We previously discussed the Ninth Circuit’s decision related to Title III in the case of Robles v. Domino’s Pizza, LLC here.

Domino’s Pizza, LLC (“Domino’s”) subsequently file a petition for a writ of certiorari with the U.S. Supreme Court on June 13, 2019, asking the Supreme Court to decide the question:  “Whether Title III of the ADA requires a website or mobile phone application that offers goods or services to the public to satisfy discrete accessibility requirements with respect to individuals with disabilities?”

Domino’s petition noted:

“The ADA was enacted in 1990, in the age of landlines and snail mail.  Congress designed Title III to ensure that individuals with disabilities obtain equal access to goods and services available at a wide range of physical places open to the public, which the statute terms ‘places of public accommodation.’ That mission has succeeded in no small part because Congress legislated at length and in hyper-specific detail about which physical places must be accessible, and how those ‘places of public accommodation’ can ensure accessibility.”

However, since 1990:

“the Internet has become ubiquitous, and courts have struggled to fit the square peg of the web into the round hole that is Title III . . . In the face of this uncertainty, plaintiffs have stepped in to fill the void.  In 2018 alone, litigants filed over 2,250 federal lawsuits asserting ADA violations based on web-site inaccessibility, nearly tripling the number in 2017. . . Plaintiffs, often repeat litigants, have targeted nearly every type of industry and non-profit . . .  Their suits claim that these defendants’ websites were inadequately accessible to individuals with disabilities, and that this alone triggers ADA liability. . . This Court’s review is imperative to stem a burdensome litigation epidemic.”

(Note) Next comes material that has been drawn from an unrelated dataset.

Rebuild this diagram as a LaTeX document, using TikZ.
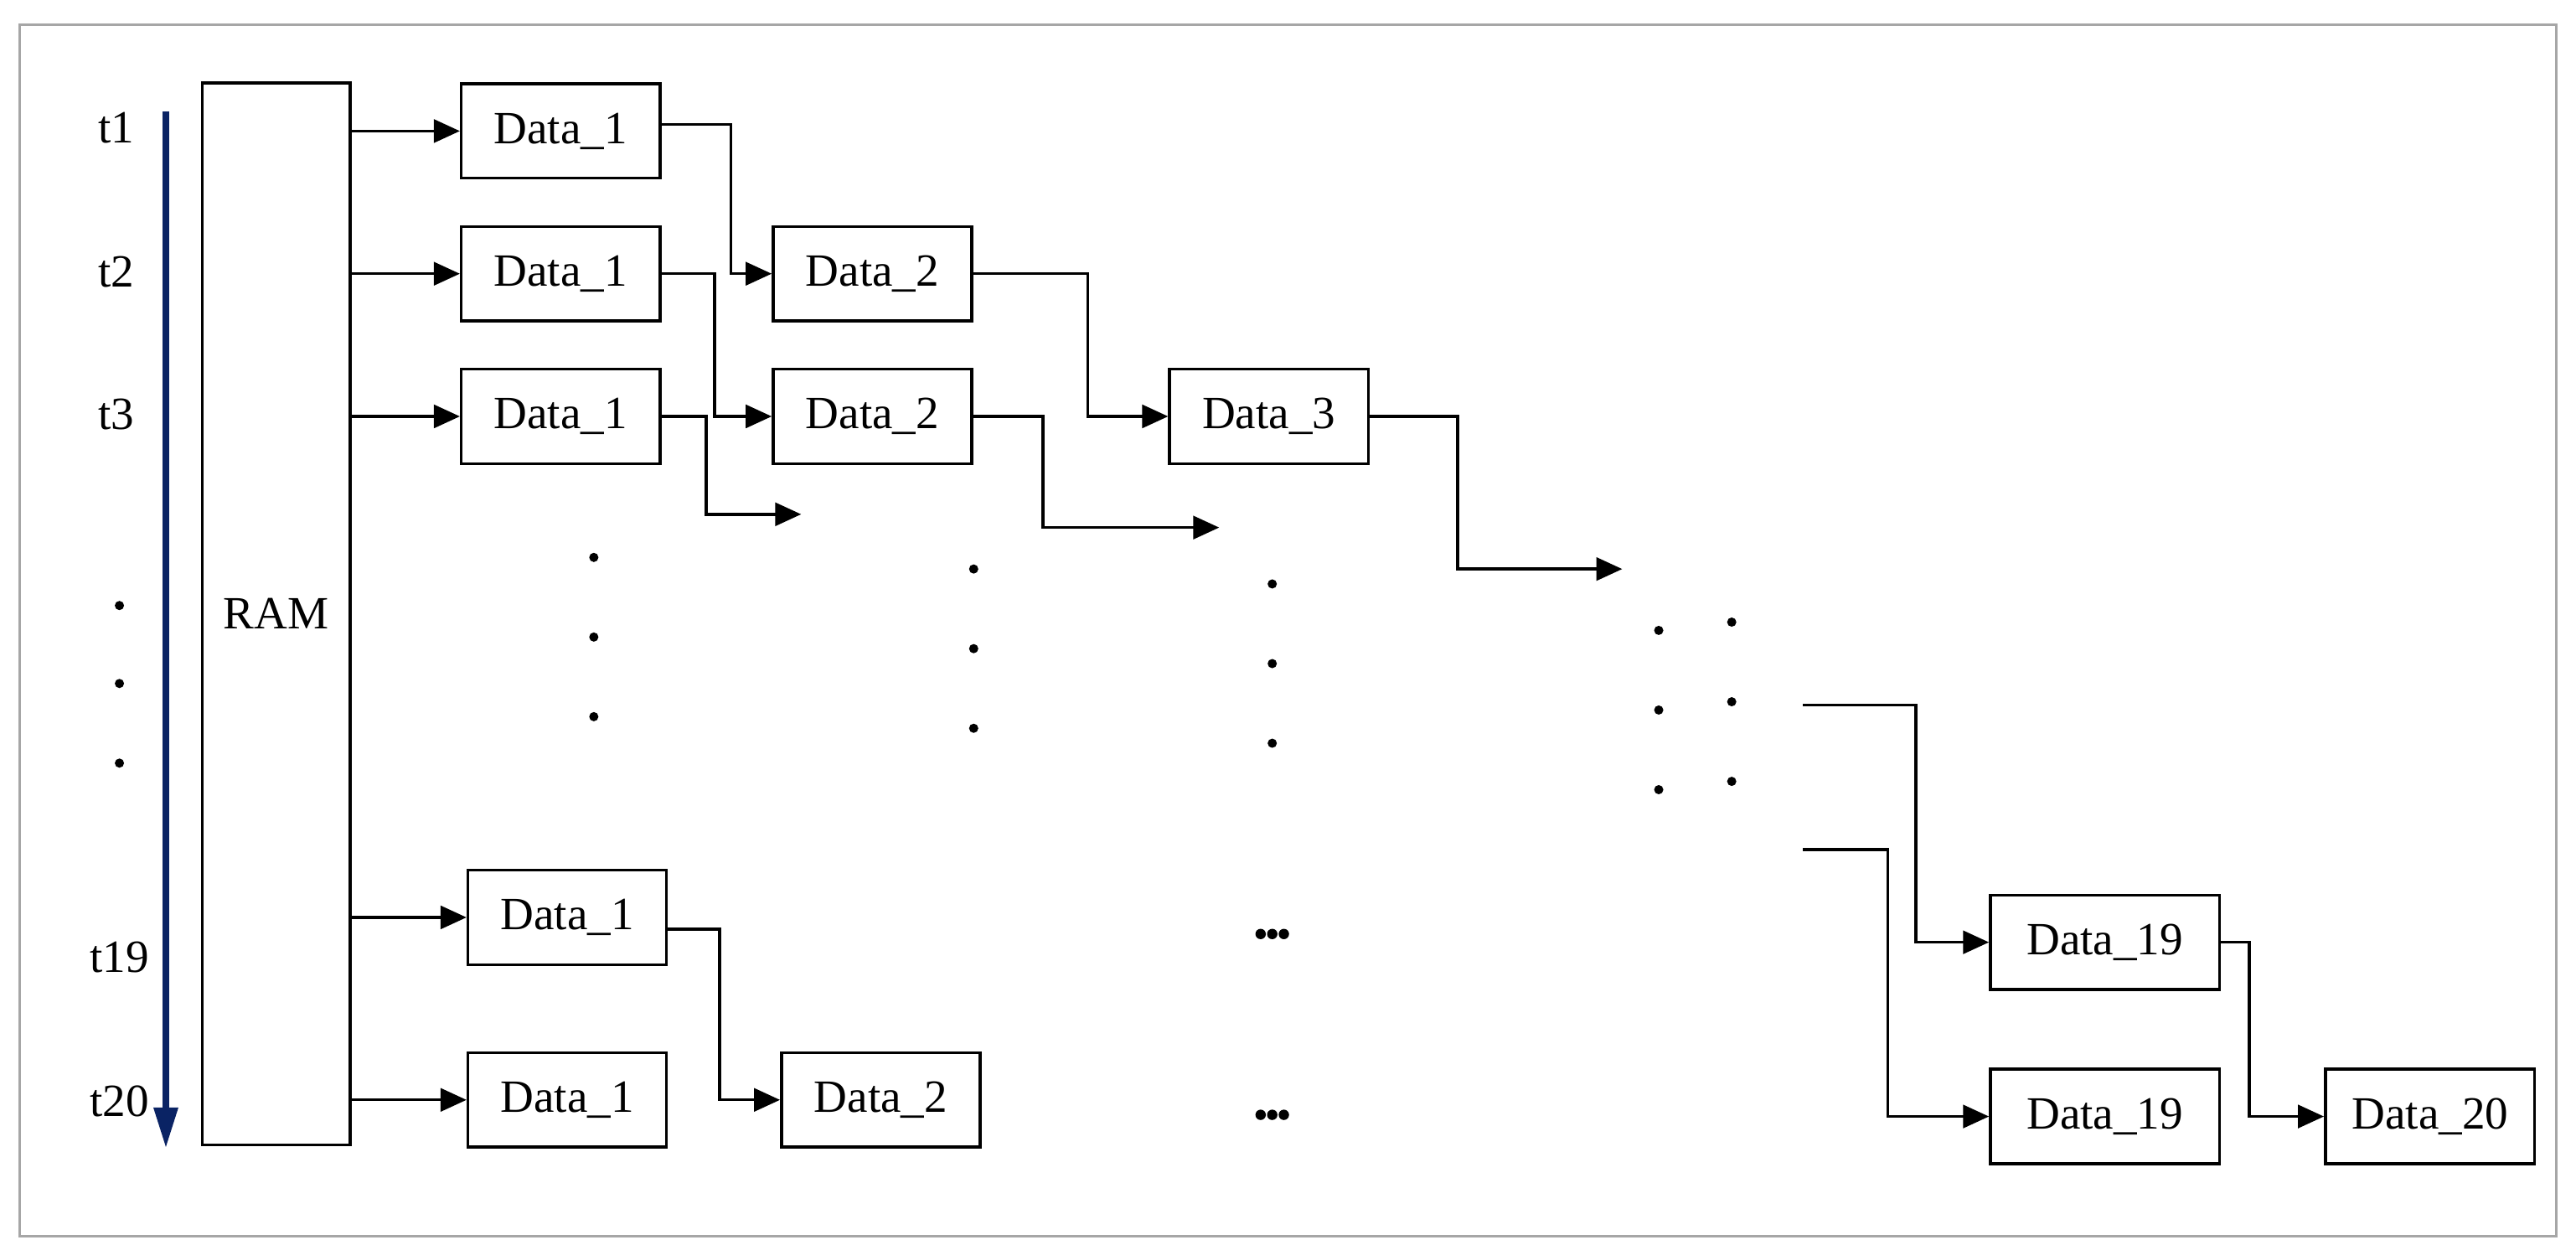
\documentclass[tikz,border=0pt]{standalone}
\usepackage{fontspec}
\setmainfont{Liberation Serif}
\usetikzlibrary{arrows.meta}
\definecolor{navy}{RGB}{10,35,100}
\tikzset{
  box/.style={draw, line width=1pt, minimum width=2.42cm, minimum height=1.15cm, inner sep=0pt, font=\fontsize{16}{18}\selectfont},
  wbox/.style={box, minimum width=2.79cm},
  flow/.style={line width=1pt, -{Triangle[length=9pt,width=8pt]}},
  lbl/.style={font=\fontsize{16}{18}\selectfont}
}
\begin{document}
\begin{tikzpicture}[x=0.0202cm,y=-0.0202cm]
\useasboundingbox (0,0) rectangle (1553,747);
\draw[gray!70, line width=0.8pt] (12,15) rectangle (1541,745);

% time axis
\draw[navy, line width=2.2pt, -{Triangle[length=14pt,width=8pt]}] (100,67) -- (100,692);
\node[lbl] (t1) at (70,77) {t1};
\node[lbl] (t2) at (70,164) {t2};
\node[lbl] (t3) at (70,250) {t3};
\node[lbl] (t19) at (72,577) {t19};
\node[lbl] (t20) at (72,664) {t20};
\foreach \y in {365,412,460} \fill (72,\y) circle (1.6pt);

% memory
\node[box, minimum width=1.8cm, minimum height=12.93cm] (ram) at (166.5,370) {RAM};

% first stage
\node[box] (d11) at (338,79) {Data\_1};
\node[box] (d21) at (338,165) {Data\_1};
\node[box] (d31) at (338,251) {Data\_1};
\node[box] (d191) at (342,553) {Data\_1};
\node[box] (d201) at (342,663) {Data\_1};
\foreach \n in {d11,d21,d31,d191,d201}
  \draw[flow] (ram.east |- \n.west) -- (\n.west);

% second stage
\node[box] (d22) at (526,165) {Data\_2};
\node[box] (d32) at (526,251) {Data\_2};
\node[box] (d202) at (531,663) {Data\_2};
\node[box] (d33) at (765,251) {Data\_3};

\coordinate (e31) at (483,310);
\coordinate (e32) at (735,318);
\coordinate (e33) at (978,343);
\draw[flow] (d11.east) ++(0,-4) -- ++(42,0) |- (d22.west);
\draw[flow] (d21.east) -- ++(32,0) |- (d32.west);
\draw[flow] (d31.east) -- ++(27,0) |- (e31);
\draw[flow] (d22.east) -- ++(69,0) |- (d33.west);
\draw[flow] (d32.east) -- ++(42,0) |- (e32);
\draw[flow] (d33.east) -- ++(53,0) |- (e33);
\draw[flow] (d191.east) ++(0,7) -- ++(31,0) |- (d202.west);

% omitted rows
\foreach \x/\y in {358/336,587/343,767/352,1000/380,1044/375}
  \foreach \k in {0,48,96} \fill (\x,\y+\k) circle (1.6pt);
\foreach \y in {563,672}
  \foreach \k in {-7,0,7} \fill (767+\k,\y) circle (1.8pt);

% last stages
\node[wbox] (d1919) at (1269,568) {Data\_19};
\node[wbox] (d2019) at (1269,673) {Data\_19};
\node[box, minimum width=2.55cm] (d2020) at (1465,673) {Data\_20};
\coordinate (s1) at (1087,425);
\coordinate (s2) at (1087,512);
\draw[flow] (s1) -- (1155,425) |- (d1919.west);
\draw[flow] (s2) -- (1138,512) |- (d2019.west);
\draw[flow] (d1919.east) -- ++(17,0) |- (d2020.west);
\end{tikzpicture}
\end{document}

Domino’s reply brief underscored that “[f]ive amici [the Chamber of Commerce of the United States of America, Washington Legal Foundation, Retail Litigation Center, Inc., Cato Institute, and the Restaurant Law Center], encompassing 500,000 restaurants, 300,000 businesses, and 18,000 retailers” supported Domino’s petition, and all “stress the impossibility of guessing what accessibility means in the online environment.”  It went on:  “This case is a clean vehicle to resolve two related circuit conflicts concerning critical questions about Title III’s applicability to the Internet.  Only this Court’s immediate intervention can resolve these monumentally important legal issues.”

The Supreme Court declined to hear Domino’s petition.  Unfortunately, the Supreme Court’s decision means that businesses will have to wait for Congress or the DoJ to act for more clarity on Title III’s scope.  Therefore, a business that operates virtual platforms and conducts business across multiple states will have to continue to navigate the patchwork of court decisions that interpret the law, and will have to continue to factor this uncertainly into their evaluation of risk related to their virtual platforms.  We will continue to monitor any new developments in the realm of ADA compliance.